The tree of life is a motif that is commonly shared among most ancient mythologies. This is true of the Mayan mythology as well in which the Tree of Life, called Yaxche, was a vital part of the Mayan cosmic view. Mayans believed that the tree of life was a representation of the shape of the Mayan cosmos and that this tree connected the three major realms of the cosmos, namely the heavenly realm, the earthly realm and the underworld of the Mayans called Xibalba.
The motif of a life-giving tree can be found in the ancient Mayan saga of Hero Twins. In the saga, when the father of the twins was killed by the lords of the underworld, his head was placed in the branches of the dead tree. The tree sprang to life and bore a fruit which looked like the head of their dead father.

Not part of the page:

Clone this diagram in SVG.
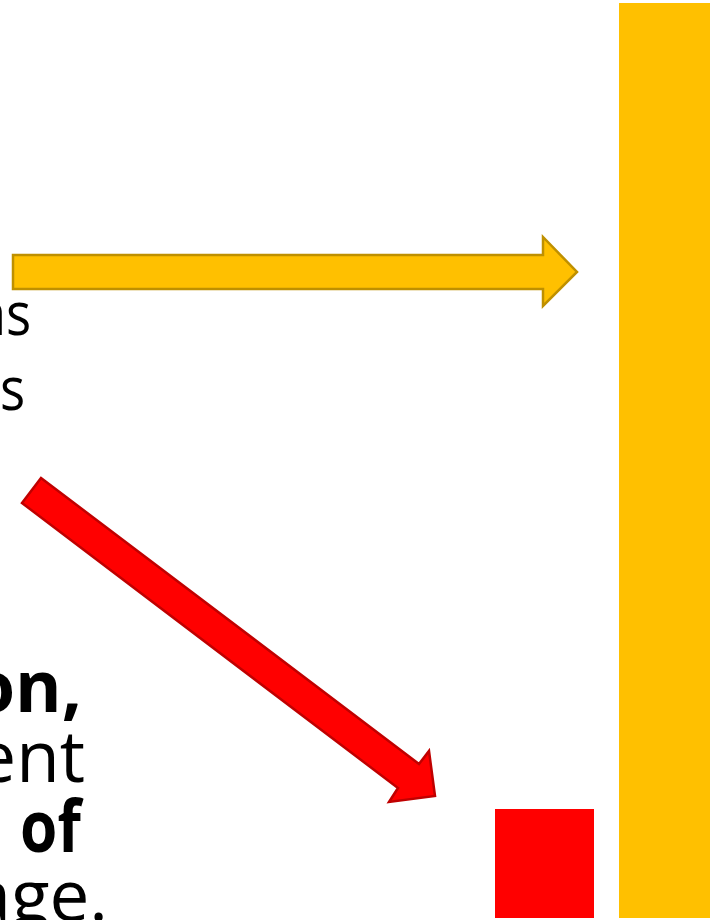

The lords of the underworld became afraid of the tree’s power and forbade anyone from approaching it. In time, a daughter of one of Xibalba lords approached the tree and was impregnated by the fruit from it. She then ascended from the underworld to the world and there gave birth to the Hero Twins.
Among the extant art found in the Mayan city of Palenque are depictions of the sacred tree of life. According to these depictions, the Mayans offered sacrificial victims and their blood to the sacred tree of life. The depictions also show the past rulers of the Mayan city, bestowing tributes and paying homage to the tree of life. A notable example of such a depiction is found in the tomb of a Palenque ruler dating back to the 7th century.
The four cardinal directions were an important motif in the Mayan mythology. They were also directly tied to the Mayan tree of life. Mayans believed that the sacred tree of life grew in all the four directions. Consequently, Mayans had varying beliefs regarding all the four directions.
According to them, the four directions were manned by four manifestations of the rain god, of the four Chacs. These Chacs upheld the heavenly realm above the earth in all the four corners of the world. Similarly, the tree of life was believed to grow its branches in all the four directions and spread life.
Mayans believed that the sacred tree of life originated in the underworld, as depicted in the story of Hero Twins and other Mayan mythological tales. According to them, the tree first became the beginning of life which began in the underworld and reached the worldly realm. The sacred tree shaped the time and space in the worldly realm according to the Mayan beliefs.
They also believed that the tree rose further in its height, finally reaching the heavenly realm where it set the heavenly bodies in motion and helped shaped the Mayan cosmos. In this way, Mayans believed that the sacred tree of life pervaded and directly affected all the three realms of the Mayan cosmos.
Mayans considered the Ceiba tree as a real-world manifestation and example of the sacred tree of life. Consequently, the Ceiba tree was usually planted in all Mayan settlements and cities. A typical Ceiba has a long, straight trunk and interestingly shelters bats in its roots. The straight and long trunk was considered by the Mayans as a representation of the horizontal axis connecting different realms.
Finally, the Ceiba tree is topped with a canopy of leafage with branches spreading out in all the four directions. This, the Mayans believed, represented the four cardinal directions. To this day, the tree is grown in the centre of Mayan villages and is considered a site of important religious rituals.
The roots of a ceiba tree are huge and hollow enough to be as spacious as a large cave. These roots typically host bats, which further reinforced the symbol of Ceiba tree as a manifestation of the tree of life. That is because bats are typically associated with the underworld in the Mayan mythology.
In the tale of the Hero Twins, the duo were decapitated by one of the bats gods during their adventures in the underworld. For this reason, the presence of bats in the roots of the Ceiba tree makes it unusually similar to the mythological conception of the Mayan tree of life.
Some researchers argue that after the arrival of the Spaniards, the Christian cross was a significantly symbol for the Mayans since it was linked to the Mayan mythological belief of the sacred tree of life. The arms of the cross represent the branches of the sacred tree of life while the vertical axis of the tree are the link between the three realms. It is possible that such a symbolic interpretation of the cross made it more acceptable for the Mayans although the theory is not substantiated.
The tree of life is a very important motif in the Mayan mythology, specifically concerned with the Mayan view of the cosmos. According to Mayan mythology, the sacred tree of life originated in the underworld, grew through the earthly realm and then rose into the heavenly realm. During its ascent, it gave birth to life on earth and later set the stars and heavenly bodies in motion.
In this way, the Mayans held the tree of life to be a vertical axis connecting all the three cosmic realms. Mayans believed that the ceiba tree was a real-world manifestation of the sacred tree of life. It was for this reason that ceiba trees were popularly grown in Mayan cities and are still grown at the centre of Mayan villages.
It has been theorised that the Christian cross, due to its resemblance to a tree, was more acceptable as a religious symbol for the Mayans following the Spanish conquest. While this theory is plausible, it is not substantiated.